Stated problem.
Skip the pictures. Set down, word for word, the lines from the start of the material up to and including the line with "38), (17, 15)]".

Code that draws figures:
-- START --

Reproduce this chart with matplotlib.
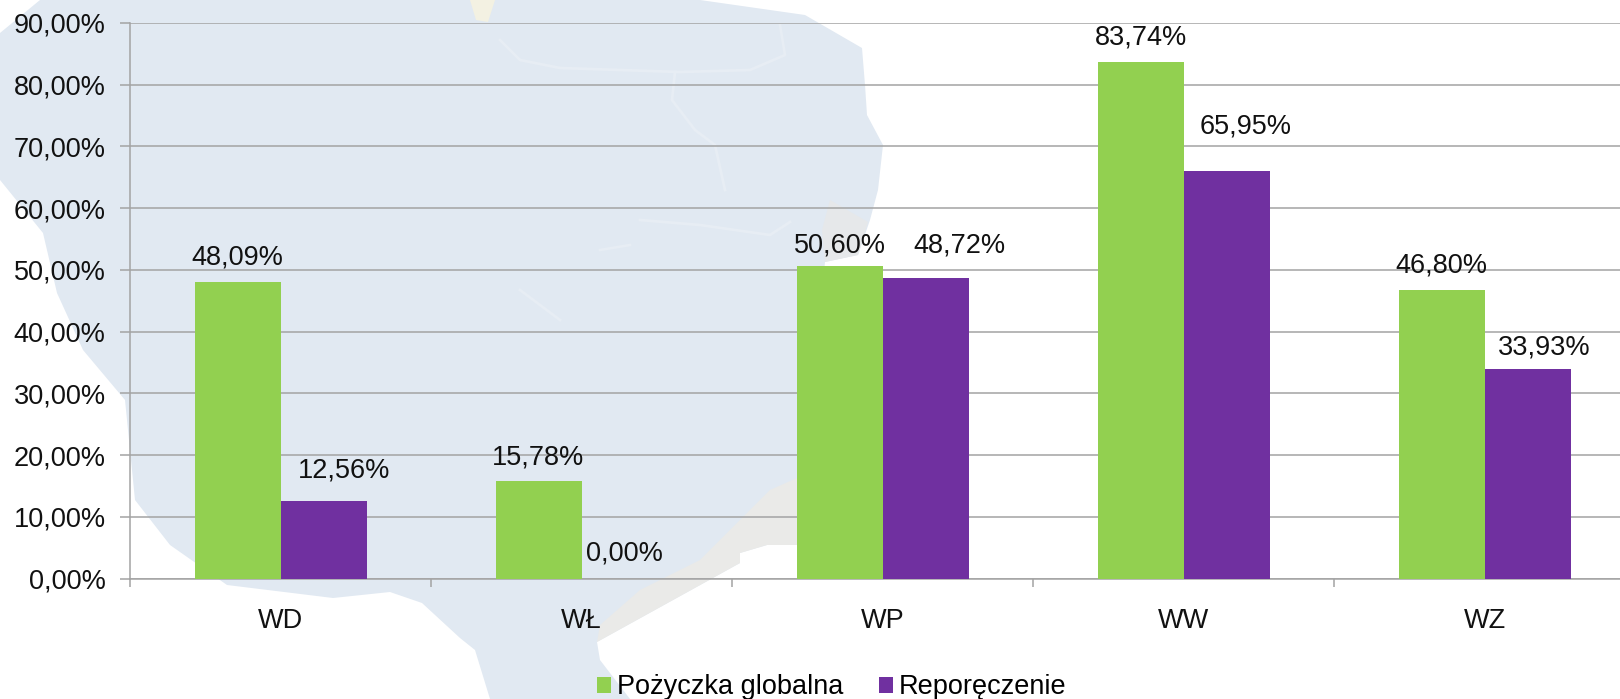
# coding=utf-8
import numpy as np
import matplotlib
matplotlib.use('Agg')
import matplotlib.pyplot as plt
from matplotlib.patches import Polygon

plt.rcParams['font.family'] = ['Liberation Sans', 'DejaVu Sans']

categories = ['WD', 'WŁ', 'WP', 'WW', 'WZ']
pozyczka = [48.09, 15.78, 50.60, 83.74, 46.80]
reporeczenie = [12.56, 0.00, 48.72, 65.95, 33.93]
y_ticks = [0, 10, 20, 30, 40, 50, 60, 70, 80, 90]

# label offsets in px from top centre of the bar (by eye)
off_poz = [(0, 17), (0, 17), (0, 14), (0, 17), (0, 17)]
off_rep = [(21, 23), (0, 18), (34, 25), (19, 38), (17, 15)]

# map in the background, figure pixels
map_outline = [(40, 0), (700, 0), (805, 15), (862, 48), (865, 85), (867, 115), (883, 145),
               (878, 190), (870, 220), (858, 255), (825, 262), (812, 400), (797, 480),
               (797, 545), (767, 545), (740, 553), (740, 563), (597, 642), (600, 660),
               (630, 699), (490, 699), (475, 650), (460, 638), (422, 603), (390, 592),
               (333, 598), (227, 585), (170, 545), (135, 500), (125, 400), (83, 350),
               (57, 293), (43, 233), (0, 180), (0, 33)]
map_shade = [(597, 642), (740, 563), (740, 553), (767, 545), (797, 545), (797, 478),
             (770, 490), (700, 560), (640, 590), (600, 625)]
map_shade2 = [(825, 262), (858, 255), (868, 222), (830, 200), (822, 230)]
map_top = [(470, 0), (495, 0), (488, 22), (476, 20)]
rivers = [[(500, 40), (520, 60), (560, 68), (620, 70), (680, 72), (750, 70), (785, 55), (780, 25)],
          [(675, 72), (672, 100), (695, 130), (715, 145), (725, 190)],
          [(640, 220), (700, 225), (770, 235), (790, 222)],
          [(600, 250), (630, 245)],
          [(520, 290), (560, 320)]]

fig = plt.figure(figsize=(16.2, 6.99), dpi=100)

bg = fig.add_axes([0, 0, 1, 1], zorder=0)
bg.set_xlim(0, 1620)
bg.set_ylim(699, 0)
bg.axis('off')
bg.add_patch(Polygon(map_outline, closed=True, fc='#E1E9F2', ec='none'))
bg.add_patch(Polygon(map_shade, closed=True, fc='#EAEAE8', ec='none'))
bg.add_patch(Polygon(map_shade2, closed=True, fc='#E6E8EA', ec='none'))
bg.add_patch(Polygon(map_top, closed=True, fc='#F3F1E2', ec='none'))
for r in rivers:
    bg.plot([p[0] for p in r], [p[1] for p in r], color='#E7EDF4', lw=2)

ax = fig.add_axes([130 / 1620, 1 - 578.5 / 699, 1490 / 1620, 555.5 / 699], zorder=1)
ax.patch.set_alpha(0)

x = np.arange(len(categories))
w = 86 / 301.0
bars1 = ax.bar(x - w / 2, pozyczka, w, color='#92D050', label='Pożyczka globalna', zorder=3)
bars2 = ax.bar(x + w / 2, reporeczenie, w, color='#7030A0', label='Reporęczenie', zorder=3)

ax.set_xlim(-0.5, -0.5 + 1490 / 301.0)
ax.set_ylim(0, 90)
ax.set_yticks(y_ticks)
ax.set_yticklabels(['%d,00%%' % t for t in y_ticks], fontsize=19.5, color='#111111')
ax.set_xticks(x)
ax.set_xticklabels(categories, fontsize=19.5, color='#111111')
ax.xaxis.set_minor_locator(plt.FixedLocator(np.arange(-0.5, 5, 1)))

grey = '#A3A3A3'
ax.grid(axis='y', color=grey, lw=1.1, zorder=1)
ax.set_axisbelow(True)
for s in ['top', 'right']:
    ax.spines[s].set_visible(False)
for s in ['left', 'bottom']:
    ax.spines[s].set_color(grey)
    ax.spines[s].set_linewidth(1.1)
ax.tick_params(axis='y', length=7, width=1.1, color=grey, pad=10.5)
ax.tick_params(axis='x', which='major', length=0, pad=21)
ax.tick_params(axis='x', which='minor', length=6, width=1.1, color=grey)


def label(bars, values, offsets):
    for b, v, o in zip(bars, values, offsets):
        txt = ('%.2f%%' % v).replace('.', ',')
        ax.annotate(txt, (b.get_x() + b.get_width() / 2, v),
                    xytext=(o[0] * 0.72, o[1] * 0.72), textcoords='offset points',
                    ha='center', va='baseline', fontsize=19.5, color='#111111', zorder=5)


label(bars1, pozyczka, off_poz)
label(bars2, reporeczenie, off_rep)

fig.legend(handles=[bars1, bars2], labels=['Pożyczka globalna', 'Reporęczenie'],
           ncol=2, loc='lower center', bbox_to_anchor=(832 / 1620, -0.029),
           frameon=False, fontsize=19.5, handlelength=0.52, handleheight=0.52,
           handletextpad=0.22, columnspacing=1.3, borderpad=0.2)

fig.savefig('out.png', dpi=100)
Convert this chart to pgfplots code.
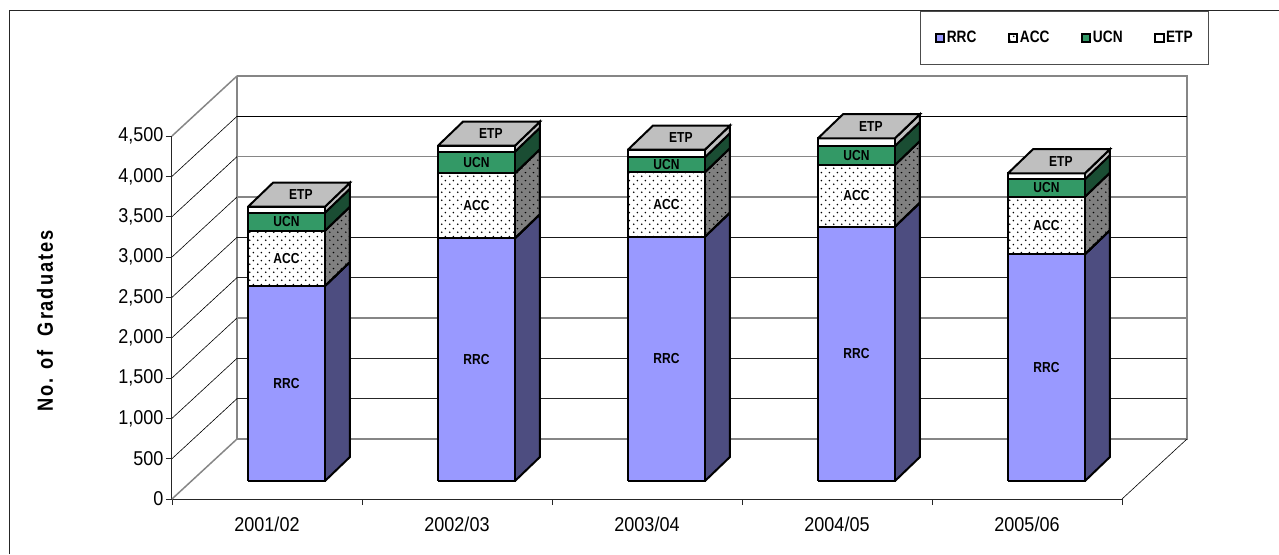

-- END --

Result of the exercise.
Reproduce this chart with matplotlib.
# coding=utf-8
import numpy as np
import matplotlib
matplotlib.use('Agg')
import matplotlib.pyplot as plt
from matplotlib.patches import Polygon

plt.rcParams['font.family'] = ['Liberation Sans', 'DejaVu Sans']

categories = ['WD', 'WŁ', 'WP', 'WW', 'WZ']
pozyczka = [48.09, 15.78, 50.60, 83.74, 46.80]
reporeczenie = [12.56, 0.00, 48.72, 65.95, 33.93]
y_ticks = [0, 10, 20, 30, 40, 50, 60, 70, 80, 90]

# label offsets in px from top centre of the bar (by eye)
off_poz = [(0, 17), (0, 17), (0, 14), (0, 17), (0, 17)]
off_rep = [(21, 23), (0, 18), (34, 25), (19, 38), (17, 15)]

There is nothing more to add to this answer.